Well, from what I know of the individuals concerned, I certainly wouldn’t offer in their stead ...the affable Michuki ...Patrick Shaw, a lovely teddy bear of a man and ...Idi Amin, the gregarious, conqueror of the British.

However, by comparison, musician Joseph Kamaru, with a whole chapter devoted to his socially conscious lyrics, is spared similar opprobrium for the accommodations which he made to the high and mighty, although they are mentioned in passing.

Then there is the instance where Nyairo awards author Miguna Miguna a Book of the Year Prize for writing the wholly condemnatory Peeling Back the Mask when, to mind, ratting on one’s former friends in a fit of pique, however well-intentioned, is simply not the done thing.

Amongst the queries, I would ask why so much of the scholarship on various topics is ascribed to people with names like Clay Shirky, Kevin Milchionne and Pierre Bourdieu? What have our own academics been up to in the last 50 years?

To a stickler for factual accuracy, I would posit that the film Kolormask was made by the Polish-trained Sao Gamba and not Greg Adambo, even if my “fellow villager” did act in it. And also, how can the proof reader permit the spelling of Ngugi as Nugui and Ngigi and such other typos as hacking back for harking back?

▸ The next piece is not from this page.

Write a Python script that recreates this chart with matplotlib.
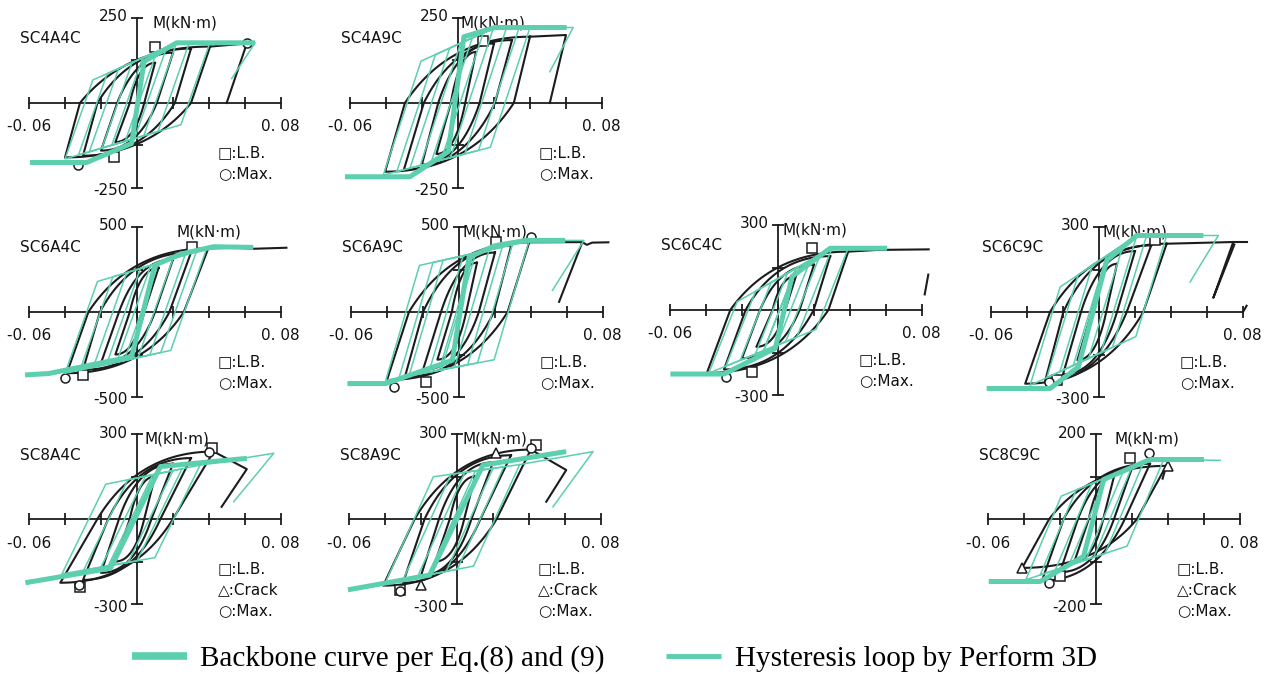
import numpy as np
import matplotlib
matplotlib.use("Agg")
import matplotlib.pyplot as plt
from matplotlib.lines import Line2D

GREEN = "#5ccfae"
BLACK = "#1c1c1c"
W, H = 1269, 674

names = ["SC4A4C", "SC4A9C", "SC6A4C", "SC6A9C", "SC6C4C", "SC6C9C", "SC8A4C", "SC8A9C", "SC8C9C"]
m_max = [250, 250, 500, 500, 300, 300, 300, 300, 200]
has_crack = [False, False, False, False, False, False, True, True, True]

# backbone curve per Eq.(8),(9): drift / moment
backbone_x = [
    [-0.0594, -0.028, -0.003, 0.0039, 0.022, 0.0656],
    [-0.0628, -0.0267, -0.0054, 0.0033, 0.0206, 0.0604],
    [-0.0622, -0.049, -0.003, 0.010, 0.024, 0.0424, 0.0646],
    [-0.062, -0.0407, -0.0037, 0.0056, 0.020, 0.037, 0.059],
    [-0.0598, -0.030, -0.0015, 0.0078, 0.029, 0.0606],
    [-0.0624, -0.0272, -0.0115, 0.0043, 0.021, 0.058],
    [-0.062, -0.0148, 0.013, 0.061],
    [-0.0606, -0.0152, 0.0144, 0.0607],
    [-0.0596, -0.031, -0.0069, 0.0043, 0.030, 0.060],
]
backbone_m = [
    [-175, -175, -119, 122, 177, 177],
    [-217, -217, -143, 195, 222, 222],
    [-370, -362, -263, 276, 340, 384, 380],
    [-421, -421, -284, 323, 390, 421, 421],
    [-226, -226, -135, 118, 218, 218],
    [-270, -270, -194, 182, 270, 270],
    [-225, -174, 185, 214],
    [-250, -198, 190, 238],
    [-147, -147, -88, 93, 140, 140],
]

# Perform 3D loops: upper / lower branch lines, unloading stiffness, peak drifts
loop_upper = [
    [(-0.0206, 77), (0.022, 177)],
    [(-0.021, 122), (0.0206, 222)],
    [(-0.0224, 178), (0.0387, 374)],
    [(-0.022, 274), (0.037, 412)],
    [(-0.0228, 29), (0.028, 212)],
    [(-0.0217, 88), (0.021, 270)],
    [(-0.0148, 126), (0.035, 190)],
    [(-0.0133, 149), (0.0348, 192)],
    [(-0.0198, 53), (0.030, 140)],
]
loop_lower = [
    [(-0.039, -163), (0.002, -99)],
    [(-0.0415, -212), (0.0196, -128)],
    [(-0.040, -361), (0.020, -223)],
    [(-0.0407, -402), (0.013, -294)],
    [(-0.0385, -223), (0.027, -53)],
    [(-0.0383, -259), (0.020, -88)],
    [(-0.0417, -194), (0.013, -133)],
    [(-0.040, -227), (0.0126, -162)],
    [(-0.039, -143), (0.020, -60)],
]
loop_ku = [15000, 16000, 30000, 36000, 16000, 20800, 13000, 14000, 10000]
loop_pos = [
    [0.011, 0.0165, 0.022, 0.029, 0.0405],
    [0.014, 0.0196, 0.027, 0.034, 0.040],
    [0.012, 0.020, 0.0267, 0.033, 0.0387],
    [0.0093, 0.0167, 0.024, 0.0296, 0.0389],
    [0.010, 0.018, 0.0235, 0.030, 0.039],
    [0.0135, 0.021, 0.0265, 0.0376],
    [0.012, 0.020, 0.025, 0.035],
    [0.012, 0.020, 0.026, 0.0348],
    [0.0154, 0.020, 0.0265, 0.0376],
]
loop_neg = [
    [-0.014, -0.0195, -0.0265, -0.0325, -0.040],
    [-0.015, -0.021, -0.0267, -0.034, -0.0415],
    [-0.0113, -0.0169, -0.0243, -0.0317, -0.040],
    [-0.011, -0.0167, -0.0278, -0.0333, -0.0407],
    [-0.008, -0.0126, -0.021, -0.029, -0.0385],
    [-0.0143, -0.0217, -0.029, -0.0383],
    [-0.016, -0.020, -0.0296, -0.0417],
    [-0.016, -0.022, -0.030, -0.040],
    [-0.0152, -0.0226, -0.031, -0.039],
]
loop_tail = [
    [(0.0405, 177), (0.0656, 177), (0.0526, 72)],
    [(0.040, 222), (0.064, 222), (0.051, 92)],
    [],
    [(0.0389, 421), (0.0694, 421), (0.0519, 127)],
    [],
    [(0.0376, 270), (0.0663, 270), (0.0506, 106)],
    [(0.035, 190), (0.076, 232), (0.0537, 61)],
    [(0.0348, 192), (0.0756, 238), (0.0533, 43)],
    [(0.0376, 140), (0.069, 138)],
]

# test loops: (neg drift, neg M, pos drift, pos M, zero after neg, zero after pos)
test_loops = [
    [(-0.012, -115, 0.010, 118, -0.004, 0.004), (-0.020, -140, 0.020, 148, -0.011, 0.011),
     (-0.030, -155, 0.030, 160, -0.022, 0.021), (-0.040, -160, 0.0406, 166, -0.0317, 0.030)],
    [(-0.012, -150, 0.010, 150, -0.004, 0.004), (-0.020, -180, 0.020, 175, -0.011, 0.012),
     (-0.030, -195, 0.030, 185, -0.019, 0.0205), (-0.0405, -202, 0.040, 195, -0.0295, 0.031)],
    [(-0.012, -250, 0.012, 260, -0.004, 0.004), (-0.020, -300, 0.020, 310, -0.010, 0.010),
     (-0.030, -340, 0.030, 350, -0.0206, 0.018), (-0.039, -360, 0.0396, 374, -0.027, 0.026)],
    [(-0.012, -280, 0.010, 290, -0.004, 0.004), (-0.020, -340, 0.020, 350, -0.010, 0.011),
     (-0.030, -380, 0.029, 390, -0.020, 0.0194), (-0.040, -400, 0.039, 410, -0.0278, 0.027)],
    [(-0.012, -130, 0.010, 120, -0.003, 0.004), (-0.020, -170, 0.020, 160, -0.010, 0.012),
     (-0.030, -210, 0.029, 190, -0.018, 0.0198), (-0.0395, -222, 0.039, 206, -0.0265, 0.028)],
    [(-0.012, -170, 0.010, 170, -0.004, 0.004), (-0.020, -220, 0.020, 215, -0.010, 0.010),
     (-0.030, -245, 0.029, 235, -0.0198, 0.0154), (-0.041, -253, 0.0376, 241, -0.0272, 0.0246)],
    [(-0.012, -150, 0.010, 150, -0.004, 0.004), (-0.020, -190, 0.020, 195, -0.010, 0.008),
     (-0.030, -215, 0.030, 215, -0.016, 0.013), (-0.0426, -225, 0.0426, 238, -0.022, 0.020)],
    [(-0.012, -150, 0.010, 150, -0.004, 0.004), (-0.020, -200, 0.020, 200, -0.010, 0.008),
     (-0.030, -225, 0.030, 225, -0.018, 0.013), (-0.041, -235, 0.041, 245, -0.0235, 0.022)],
    [(-0.012, -100, 0.010, 100, -0.004, 0.004), (-0.020, -125, 0.020, 120, -0.010, 0.010),
     (-0.030, -145, 0.030, 130, -0.018, 0.016), (-0.041, -115, 0.039, 125, -0.026, 0.0228)],
]
test_tail = [
    [[(0.0406, 166), (0.061, 175), (0.0498, 0)]],
    [[(0.040, 195), (0.060, 200), (0.051, 0)]],
    [[(0.0396, 374), (0.055, 378), (0.065, 372), (0.083, 378)]],
    [[(0.039, 410), (0.0685, 411), (0.0556, 60)], [(0.0685, 411), (0.071, 395), (0.074, 408), (0.083, 410)]],
    [[(0.039, 206), (0.055, 212), (0.0837, 214)], [(0.0815, 55), (0.0835, 125)]],
    [[(0.0376, 241), (0.0746, 247), (0.0635, 50), (0.0752, 238)], [(0.0746, 247), (0.082, 247)],
     [(0.080, 0), (0.082, 22)]],
    [[(0.0426, 238), (0.061, 176), (0.047, 43)]],
    [[(0.041, 245), (0.0607, 173), (0.0496, 61)]],
    [[(0.039, 125), (0.037, 95)]],
]

lb_pts = [[(0.010, 166), (-0.013, -158)], [(0.014, 182)], [(0.0304, 384), (-0.030, -370)],
          [(0.0204, 412), (-0.0185, -412)], [(0.019, 218), (-0.0144, -218)],
          [(0.031, 253), (-0.0235, -241)], [(0.0417, 249), (-0.0315, -239)],
          [(0.044, 261), (-0.0319, -250)], [(0.019, 143), (-0.0198, -135)]]
max_pts = [[(0.061, 175), (-0.0326, -182)], [], [(-0.040, -390)], [(0.0398, 441), (-0.036, -441)],
           [(-0.029, -235)], [(-0.028, -247)], [(0.040, 238), (-0.032, -232)],
           [(0.0413, 249), (-0.0319, -255)], [(0.0293, 155), (-0.026, -150)]]
crack_pts = [[], [], [], [], [], [], [], [(0.0219, 232), (-0.0198, -233)], [(0.040, 124), (-0.041, -115)]]

# layout: pixel position of the axes cross of each panel, offset of the M label
origin_px = [(137, 103), (458, 103), (137, 312), (459, 312), (778, 310), (1099, 312),
             (137, 519), (457, 519), (1096, 519)]
m_label_dx = [16, 3, 40, 3, 5, 3, 8, 5, 19]
PX_X = 1800.0
PX_Y = 85.0


def line_fn(p, q, cap_lo, cap_hi):
    s = (q[1] - p[1]) / (q[0] - p[0])
    return lambda x: np.clip(p[1] + s * (np.asarray(x, dtype=float) - p[0]), cap_lo, cap_hi)


def green_loop(up, lo, ku, dp, dn):
    mp = float(up(dp))
    mn = float(lo(dn))
    xs = np.linspace(dn, dp, 600)
    xa = xs[np.argmin(np.abs(mp - ku * (dp - xs) - lo(xs)))]
    xb = xs[np.argmin(np.abs(mn + ku * (xs - dn) - up(xs)))]
    lx = np.linspace(xa, dn, 60)
    ux = np.linspace(xb, dp, 60)
    X = np.concatenate([[dp], lx, ux, [dp]])
    Y = np.concatenate([[mp], lo(lx), up(ux), [mp]])
    return X, Y


def bez(p0, c, p1, n=40):
    t = np.linspace(0, 1, n)
    x = (1 - t) ** 2 * p0[0] + 2 * (1 - t) * t * c[0] + t ** 2 * p1[0]
    y = (1 - t) ** 2 * p0[1] + 2 * (1 - t) * t * c[1] + t ** 2 * p1[1]
    return x, y


def test_loop(dn, mn, dp, mp, zn, zp):
    x1, y1 = bez((zp, 0), (zp - 0.35 * (zp - dn), mn), (dn, mn))
    x2, y2 = bez((zn, 0), (zn + 0.35 * (dp - zn), mp), (dp, mp))
    return np.concatenate([[dp], x1, x2]), np.concatenate([[mp], y1, y2])


fig = plt.figure(figsize=(W / 100, H / 100), dpi=100)
txt = dict(fontsize=11, family=["DejaVu Sans"], color="#111111")

for i in range(len(names)):
    x0, y0 = origin_px[i]
    Ym = m_max[i]
    ax = fig.add_axes([(x0 - 126) / W, 1 - (y0 + 1.3 * PX_Y) / H, 288 / W, 2.6 * PX_Y / H])
    ax.set_xlim(-0.07, 0.09)
    ax.set_ylim(-1.3 * Ym, 1.3 * Ym)
    ax.patch.set_visible(False)
    ax.spines["top"].set_visible(False)
    ax.spines["right"].set_visible(False)
    ax.spines["left"].set_position(("data", 0))
    ax.spines["bottom"].set_position(("data", 0))
    ax.spines["bottom"].set_bounds(-0.06, 0.08)
    ax.spines["left"].set_bounds(-Ym, Ym)
    for s in ["left", "bottom"]:
        ax.spines[s].set_linewidth(1.3)
        ax.spines[s].set_color(BLACK)
    ax.set_xticks(np.arange(-0.06, 0.0801, 0.02))
    ax.set_yticks([-Ym, -Ym / 2, Ym / 2, Ym])
    ax.tick_params(direction="inout", length=8, width=1.3, color=BLACK,
                   labelbottom=False, labelleft=False)

    mtop = max(backbone_m[i])
    mbot = min(backbone_m[i])

    # test results
    for lp in test_loops[i]:
        X, Y = test_loop(*lp)
        ax.plot(X, Y, color=BLACK, lw=1.5, zorder=2, clip_on=False)
    for seg in test_tail[i]:
        ax.plot([p[0] for p in seg], [p[1] for p in seg], color=BLACK, lw=1.5, zorder=2, clip_on=False)

    ms = dict(ls="none", mfc="white", mec=BLACK, mew=1.1, ms=6.5, zorder=3, clip_on=False)
    if lb_pts[i]:
        ax.plot([p[0] for p in lb_pts[i]], [p[1] for p in lb_pts[i]], marker="s", **ms)
    if max_pts[i]:
        ax.plot([p[0] for p in max_pts[i]], [p[1] for p in max_pts[i]], marker="o", **ms)
    if crack_pts[i]:
        ax.plot([p[0] for p in crack_pts[i]], [p[1] for p in crack_pts[i]], marker="^", **ms)

    # Perform 3D loops
    up = line_fn(loop_upper[i][0], loop_upper[i][1], -1e9, mtop)
    lo = line_fn(loop_lower[i][0], loop_lower[i][1], mbot, 1e9)
    for dp, dn in zip(loop_pos[i], loop_neg[i]):
        X, Y = green_loop(up, lo, loop_ku[i], dp, dn)
        ax.plot(X, Y, color=GREEN, lw=1.1, zorder=4, clip_on=False)
    if loop_tail[i]:
        ax.plot([p[0] for p in loop_tail[i]], [p[1] for p in loop_tail[i]],
                color=GREEN, lw=1.1, zorder=4, clip_on=False)

    ax.plot(backbone_x[i], backbone_m[i], color=GREEN, lw=3.6, zorder=5,
            solid_capstyle="butt", clip_on=False)

    # labels
    ky = Ym / PX_Y
    ax.text(-117 / PX_X, 64 * ky, names[i], ha="left", va="center", **txt)
    ax.text(-0.06, -24 * ky, "-0. 06", ha="center", va="center", **txt)
    ax.text(0.0795, -24 * ky, "0. 08", ha="center", va="center", **txt)
    ax.text(-9 / PX_X, Ym + 1 * ky, str(Ym), ha="right", va="center", **txt)
    ax.text(-9 / PX_X, -Ym - 3 * ky, "-" + str(Ym), ha="right", va="center", **txt)
    ax.text(m_label_dx[i] / PX_X, Ym - 5 * ky, "M(kN\u00b7m)", ha="left", va="center", **txt)
    keys = ["\u25a1:L.B."] + (["\u25b3:Crack"] if has_crack[i] else []) + ["\u25cb:Max."]
    for k, s in enumerate(keys):
        ax.text(81 / PX_X, -(50 + 21 * k) * ky, s, ha="left", va="center", **txt)

handles = [Line2D([], [], color=GREEN, lw=5.5, solid_capstyle="butt"),
           Line2D([], [], color=GREEN, lw=3.5, solid_capstyle="butt")]
labels = ["Backbone curve per Eq.(8) and (9)", "Hysteresis loop by Perform 3D"]
fig.legend(handles, labels, loc="center", bbox_to_anchor=(0.484, 0.023), ncol=2, frameon=False,
           prop={"family": "Liberation Serif", "size": 21}, handlelength=1.9, handletextpad=0.45,
           columnspacing=2.1, borderpad=0, borderaxespad=0)

fig.savefig("out.png", dpi=100)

All told, this is just quibbling and querying. My heartfelt suggestion is that an abridged version of this text is required, in more accessible syntax and free of the acknowledgement of sources associated with  academic treatises.

The result should then be made essential reading at high school level, in a bid to lead our youngsters to confront and analyse what has made them the Kenyans that they are and to think about what they can do to be citizens of a better country.